Em maio, os números de queimadas e desmatamento já bateram novos recordes na Amazônia. As queimadas tiveram 184% de crescimento em relação à média do mês nos nos últimos 10 anos.

A perda de florestas entre janeiro e maio bateu recorde de devastação pelo terceiro ano consecutivo. "Nunca estivemos tão perto do ponto a partir do qual a floresta não consegue mais se sustentar", disse o WWF.

Pesquisadores do Instituto de Pesquisa Ambiental da Amazônia (Ipam), lembraram que "a sociedade brasileira quer um desenvolvimento na Amazônia economicamente próspero, livre de destruição florestal, ilegalidade e violência". A nota do Ipam cobrou "punição exemplar dos culpados". "Ou estaremos dando aos criminosos da região o sinal de que tudo podem, incluindo ceifar a vida daqueles que se posicionam contra o interesse dos que vêm saqueando o maior patrimônio dos brasileiros."
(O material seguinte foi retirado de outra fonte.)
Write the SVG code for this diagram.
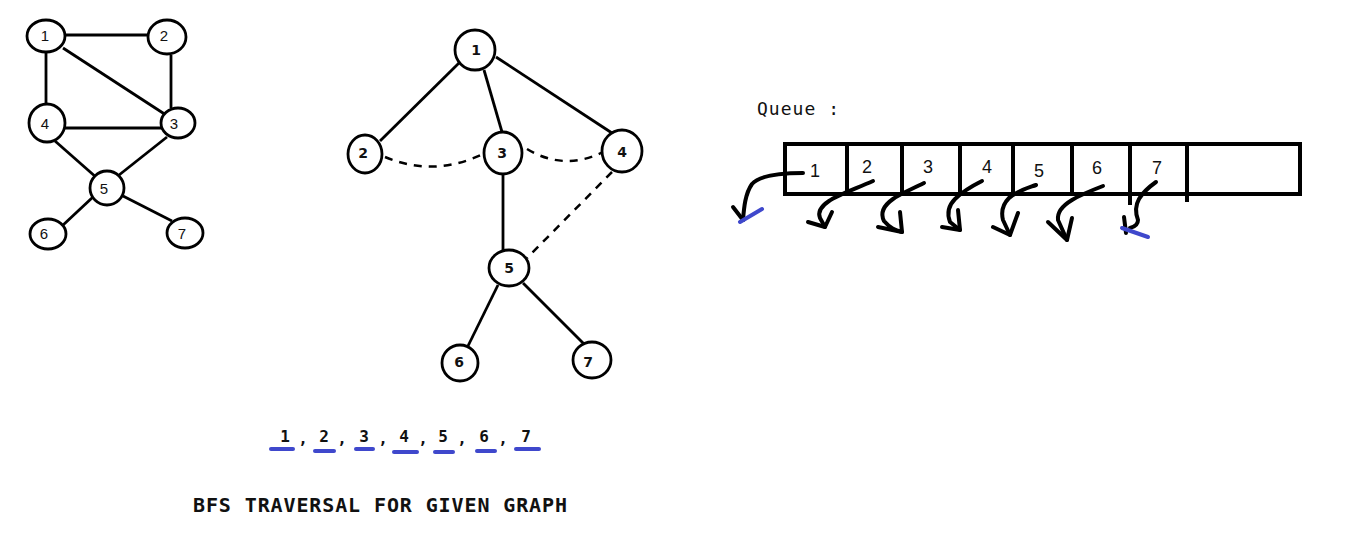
<svg xmlns="http://www.w3.org/2000/svg" width="1354" height="553" viewBox="0 0 1354 553">
<style>
.n{fill:#fff;stroke:#000;stroke-width:2.8}
.e{stroke:#000;stroke-width:2.8;fill:none}
.d{stroke:#000;stroke-width:2.5;fill:none;stroke-dasharray:8 7}
.ls{font-family:"Liberation Sans",Arial,sans-serif;font-size:15px;text-anchor:middle;fill:#111}
.ms{font-family:"DejaVu Sans",Verdana,sans-serif;font-size:14px;font-weight:bold;text-anchor:middle;fill:#111}
.q{font-family:"Liberation Sans",Arial,sans-serif;font-size:18px;text-anchor:middle;fill:#111}
.a{stroke:#000;stroke-width:4;fill:none;stroke-linecap:round;stroke-linejoin:round}
.b{stroke:#3f48cc;stroke-width:4;fill:none;stroke-linecap:round}
.sq{font-family:"DejaVu Sans Mono",monospace;font-size:16px;font-weight:bold;text-anchor:middle;fill:#111}
</style>
<rect width="1354" height="553" fill="#fff"/>
<g id="connectors">
<line class="e" x1="66" y1="35" x2="148" y2="35"/>
<line class="e" x1="46" y1="52" x2="46" y2="103"/>
<line class="e" x1="63" y1="48" x2="166" y2="115"/>
<line class="e" x1="171" y1="55" x2="171" y2="108"/>
<line class="e" x1="65" y1="128" x2="163" y2="128"/>
<line class="e" x1="55" y1="141" x2="97" y2="178"/>
<line class="e" x1="167" y1="137" x2="114" y2="179"/>
<line class="e" x1="93" y1="197" x2="62" y2="226"/>
<line class="e" x1="123" y1="196" x2="172" y2="221"/>
<line class="e" x1="459" y1="63" x2="380" y2="141"/>
<line class="e" x1="484" y1="70" x2="502" y2="132"/>
<line class="e" x1="496" y1="57" x2="615" y2="135"/>
<line class="e" x1="503" y1="174" x2="503" y2="250"/>
<line class="e" x1="498" y1="285" x2="467" y2="348"/>
<line class="e" x1="523" y1="283" x2="585" y2="345"/>
<path class="d" d="M385 157 Q435 178 485 153"/>
<path class="d" d="M527 149 Q565 172 605 151"/>
<line class="d" x1="612" y1="172" x2="527" y2="258"/>
<path class="a" d="M803 173 C780 173 760 175 752 184 C745 194 744 208 743 220"/>
<path class="a" d="M733 207 L743 220"/>
<path class="a" d="M873 181 C855 189 838 195 829 201 C820 207 818 213 820 218 L825 227"/>
<path class="a" d="M808 222 L825 227 L832 212"/>
<path class="a" d="M924 183 C910 190 900 194 893 199 C883 206 880 213 884 221 C890 228 895 230 902 232"/>
<path class="a" d="M878 227 L902 232 L900 212"/>
<path class="a" d="M982 181 C970 187 960 194 955 199 C948 206 947 214 950 222 L960 230"/>
<path class="a" d="M942 227 L960 230 L958 210"/>
<path class="a" d="M1036 185 C1025 189 1015 192 1009 198 C1002 205 1001 212 1003 220 L1010 235"/>
<path class="a" d="M993 227 L1010 235 L1018 213"/>
<path class="a" d="M1103 186 C1090 191 1080 195 1072 200 C1062 206 1057 212 1058 220 L1067 240"/>
<path class="a" d="M1048 222 L1067 240 L1072 218"/>
<path class="a" d="M1156 182 C1149 187 1143 192 1139 199 C1135 206 1135 212 1138 220 C1138 225 1134 227 1130 228"/>
<path class="a" d="M1124 217 L1126 233"/>
<line class="b" x1="740" y1="222" x2="762" y2="209"/>
<line class="b" x1="1122" y1="228" x2="1148" y2="237"/>
<line class="b" x1="271" y1="449" x2="293" y2="449"/>
<line class="b" x1="315" y1="451" x2="334" y2="451"/>
<line class="b" x1="356" y1="449" x2="373" y2="449"/>
<line class="b" x1="394" y1="452" x2="417" y2="452"/>
<line class="b" x1="435" y1="452" x2="453" y2="452"/>
<line class="b" x1="477" y1="451" x2="495" y2="451"/>
<line class="b" x1="516" y1="449" x2="539" y2="449"/>
</g>
<g id="left-graph">
<g id="l1"><ellipse class="n" cx="46" cy="36" rx="19" ry="16"/><text class="ls" x="45" y="41">1</text></g>
<g id="l2"><ellipse class="n" cx="167" cy="37" rx="19" ry="17"/><text class="ls" x="164" y="41">2</text></g>
<g id="l4"><ellipse class="n" cx="47" cy="123" rx="18" ry="19"/><text class="ls" x="45" y="129">4</text></g>
<g id="l3"><ellipse class="n" cx="178" cy="123" rx="17" ry="15"/><text class="ls" x="174" y="129">3</text></g>
<g id="l5"><ellipse class="n" cx="107" cy="188" rx="17" ry="17"/><text class="ls" x="104" y="194">5</text></g>
<g id="l6"><ellipse class="n" cx="48" cy="234" rx="18" ry="15"/><text class="ls" x="44" y="239">6</text></g>
<g id="l7"><ellipse class="n" cx="185" cy="233" rx="18" ry="15"/><text class="ls" x="182" y="239">7</text></g>
</g>
<g id="tree">
<g id="t1"><ellipse class="n" cx="475" cy="50" rx="20" ry="20"/><text class="ms" x="476" y="55">1</text></g>
<g id="t2"><ellipse class="n" cx="365" cy="154" rx="17" ry="19"/><text class="ms" x="363" y="158">2</text></g>
<g id="t3"><ellipse class="n" cx="503" cy="153" rx="19" ry="21"/><text class="ms" x="502" y="158">3</text></g>
<g id="t4"><ellipse class="n" cx="622" cy="151" rx="20" ry="21"/><text class="ms" x="622" y="157">4</text></g>
<g id="t5"><ellipse class="n" cx="509" cy="268" rx="20" ry="18"/><text class="ms" x="509" y="273">5</text></g>
<g id="t6"><ellipse class="n" cx="460" cy="363" rx="18" ry="18"/><text class="ms" x="459" y="367">6</text></g>
<g id="t7"><ellipse class="n" cx="592" cy="360" rx="19" ry="18"/><text class="ms" x="588" y="367">7</text></g>
</g>
<g id="queue">
<text x="757" y="115" font-family="DejaVu Sans Mono,monospace" font-size="18" fill="#111" textLength="82" lengthAdjust="spacing">Queue :</text>
<rect x="785" y="144" width="515" height="50" fill="none" stroke="#000" stroke-width="4"/>
<g stroke="#000" stroke-width="4">
<line x1="847" y1="144" x2="847" y2="194"/>
<line x1="902" y1="144" x2="902" y2="194"/>
<line x1="960" y1="144" x2="960" y2="194"/>
<line x1="1013" y1="144" x2="1013" y2="194"/>
<line x1="1072" y1="144" x2="1072" y2="194"/>
<line x1="1130" y1="144" x2="1130" y2="205"/>
<line x1="1187" y1="144" x2="1187" y2="202"/>
</g>
<text class="q" x="815" y="177">1</text>
<text class="q" x="867" y="173">2</text>
<text class="q" x="928" y="173">3</text>
<text class="q" x="987" y="173">4</text>
<text class="q" x="1039" y="177">5</text>
<text class="q" x="1097" y="174">6</text>
<text class="q" x="1157" y="174">7</text>
</g>
<g id="sequence">
<text class="sq" x="285" y="442">1</text><text class="sq" x="303" y="444">,</text>
<text class="sq" x="324" y="442">2</text><text class="sq" x="342" y="444">,</text>
<text class="sq" x="364" y="442">3</text><text class="sq" x="383" y="444">,</text>
<text class="sq" x="404" y="442">4</text><text class="sq" x="423" y="444">,</text>
<text class="sq" x="443" y="442">5</text><text class="sq" x="462" y="444">,</text>
<text class="sq" x="484" y="442">6</text><text class="sq" x="503" y="444">,</text>
<text class="sq" x="526" y="442">7</text>
</g>
<g id="title">
<text x="193" y="512" font-family="DejaVu Sans Mono,monospace" font-size="20" font-weight="bold" fill="#111" textLength="374" lengthAdjust="spacing">BFS TRAVERSAL FOR GIVEN GRAPH</text>
</g>
</svg>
"O que tem se tornado o Brasil, afinal?", questionou o comunicado do Greenpeace-Brasil. "Nos últimos três anos, nosso país vem se configurando cada vez mais em uma terra em que a única lei válida é a do 'vale-tudo'".
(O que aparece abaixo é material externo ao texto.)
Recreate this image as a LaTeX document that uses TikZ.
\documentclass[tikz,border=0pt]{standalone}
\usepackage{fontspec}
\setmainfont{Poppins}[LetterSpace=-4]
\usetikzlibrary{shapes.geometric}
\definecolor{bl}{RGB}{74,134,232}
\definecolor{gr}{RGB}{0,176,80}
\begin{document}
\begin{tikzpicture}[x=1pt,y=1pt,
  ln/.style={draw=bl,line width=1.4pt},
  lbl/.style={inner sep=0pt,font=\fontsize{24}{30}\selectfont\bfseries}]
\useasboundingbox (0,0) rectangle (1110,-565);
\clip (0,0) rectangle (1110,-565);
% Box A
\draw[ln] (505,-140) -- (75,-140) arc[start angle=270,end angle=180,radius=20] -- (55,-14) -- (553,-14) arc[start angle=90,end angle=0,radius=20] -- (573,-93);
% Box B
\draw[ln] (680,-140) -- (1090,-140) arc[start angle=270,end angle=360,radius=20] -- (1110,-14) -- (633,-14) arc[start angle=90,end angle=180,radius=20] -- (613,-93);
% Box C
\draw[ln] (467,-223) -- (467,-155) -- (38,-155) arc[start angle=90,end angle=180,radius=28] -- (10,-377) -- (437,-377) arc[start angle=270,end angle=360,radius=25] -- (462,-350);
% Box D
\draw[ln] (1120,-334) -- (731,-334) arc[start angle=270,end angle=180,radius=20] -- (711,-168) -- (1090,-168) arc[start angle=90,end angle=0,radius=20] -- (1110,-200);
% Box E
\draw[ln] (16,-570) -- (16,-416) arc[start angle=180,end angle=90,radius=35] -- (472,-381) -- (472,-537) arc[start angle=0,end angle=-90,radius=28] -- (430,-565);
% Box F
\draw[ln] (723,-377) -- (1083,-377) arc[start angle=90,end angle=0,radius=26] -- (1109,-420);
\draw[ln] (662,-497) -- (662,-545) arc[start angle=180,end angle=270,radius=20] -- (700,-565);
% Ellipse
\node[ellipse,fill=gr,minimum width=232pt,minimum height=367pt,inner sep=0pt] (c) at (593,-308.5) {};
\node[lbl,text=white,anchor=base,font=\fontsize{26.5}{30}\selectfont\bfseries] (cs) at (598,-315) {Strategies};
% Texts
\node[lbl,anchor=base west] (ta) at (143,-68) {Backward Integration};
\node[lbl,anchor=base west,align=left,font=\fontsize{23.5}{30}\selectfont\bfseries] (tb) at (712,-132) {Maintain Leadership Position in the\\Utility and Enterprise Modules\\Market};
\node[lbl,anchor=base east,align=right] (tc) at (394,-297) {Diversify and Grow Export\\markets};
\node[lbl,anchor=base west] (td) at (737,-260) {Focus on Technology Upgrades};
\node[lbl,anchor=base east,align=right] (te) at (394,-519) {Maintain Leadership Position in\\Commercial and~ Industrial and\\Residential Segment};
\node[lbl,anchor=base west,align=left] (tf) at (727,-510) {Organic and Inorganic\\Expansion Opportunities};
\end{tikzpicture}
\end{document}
"Vale a invasão e grilagem de territórios; vale a proliferação do garimpo; vale a extração ilegal de madeira; vale todo e qualquer conflito territorial. E vale matar para garantir que nenhuma dessas atividades criminosas sejam impedidas de acontecer. E tudo isso alimentado pelas ações e omissões do governo brasileiro", seguiu o comunicado à imprensa do Greenpeace-Brasil.

"Graças às ações e omissões de um governo comprometido com a economia da destruição, ficamos órfãos de dois grandes defensores da Amazônia e, ao mesmo tempo, reféns do crime organizado que hoje é soberano na região", disse Danicley de Aguiar, porta-voz de Amazônia do Greenpeace Brasil.

"Já basta. O mundo tem de acordar e tomar as medidas necessárias para pôr fim à violência e à repressão intoleráveis que assolam a Amazônia. A maior homenagem que podemos prestar a Bruno e Dom é continuar o seu trabalho vital até que todos os povos do Brasil e as suas florestas estejam totalmente protegidos", disse Pat Venditti, diretor executivo do Greenpeace Reino Unido.